While Melanoma can present as a new or changing dark spot, there are variants that appear as light brown, pink, and even white colored spots. It is important to see a dermatologist if you are unsure or suspicious about any spots or changes to your skin.



How common is skin cancer?

The incidence of both non-melanoma and melanoma skin cancers has been increasing over the past decades. Currently, between 2 and 3 million non-melanoma skin cancers and 132,000 melanoma skin cancers occur globally each year. One in every three cancers diagnosed is a skin cancer and, according to Skin Cancer Foundation Statistics, one in every five Americans will develop skin cancer in their lifetime.

Who is most at risk of getting skin cancer?

Due to their relative lack of skin pigmentation Caucasian populations generally have a much higher risk of getting non-melanoma or melanoma skin cancers than dark-skinned populations. However, excessive exposure to sunlight can damage all skin types.

Some individual risk factors for skin cancer

  • fair skin
  • blue, green or hazel eyes
  • light-colored hair
  • tendency to burn rather than suntan
  • history of severe sunburns
  • many moles
  • family history of skin cancer

What Are the Symptoms of Skin Cancer?

A change in your skin is the most common sign of skin cancer. This could be a new growth, a sore that doesn’t heal, or a change in a mole.
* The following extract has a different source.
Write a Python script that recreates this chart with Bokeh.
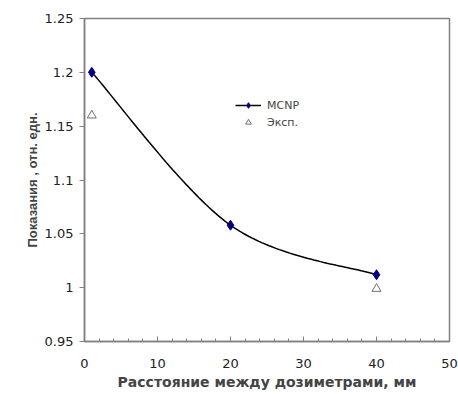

Not all skin cancers look the same.

How do I lower your skin cancer risk?

  • Stay in the shade, especially during mid-day hours of 10:00am and 4:00pm.
  • Wear clothing that covers your arms and legs. Darker colors and tightly woven fabrics are best and there are several clothing lines that offer SPF in the fabric for better protection.
  • Wear sunglasses that block both UVA and UVB rays.
  • Use sunscreen with SPF 30 or higher and both UVA and UVB (broad spectrum) protection.
  • Avoid indoor tanning completely

Sun protective clothing online sites

What is skin cancer screening?

Screening is looking for cancer before a person has any symptoms. This can help find cancer at an early stage. When abnormal tissue or cancer is found early, it can often be easier to treat. By the time symptoms appear, cancer may have begun to spread to other parts of the body.

A provider at Waldman Plastic Surgery and Dermatology will carefully examine your skin in a private setting.

If an area on the skin looks abnormal, a biopsy is usually done. The provider will numb the area and remove as little of the suspicious tissue as possible for accurate diagnosis. The biopsy will then be sent to a lab to be interpreted by a Pathologist who looks at the tissue under a microscope to check for cancer cells.

When to start skin cancer screenings?

There are no exact, clear cut guidelines on when to start skin cancer screening. However, we recommend that skin cancer screenings start in your 20’s if you have a family history of melanoma. Almost anyone 20 years or older can benefit as skin cancer screenings as early diagnosis can be lifesaving.

Though rare, skin cancer has been found in children. Skin cancer screenings are not standardly performed in children; however, it is appropriate to see a dermatologist if your child has any suspicious lesions for evaluation.

Do I have to see a dermatologist or can my primary doctor do my skin cancer screening?

A Dermatologist is a qualified medical specialist who, through years of specialty training, has obtained qualifications to specialize in the diagnosis, prevention and treatment of skin, nail and hair diseases affecting persons of all ages.

A general practitioner’s practice is not oriented to a specific medical specialty but instead covers a variety of medical problems in patients of all ages.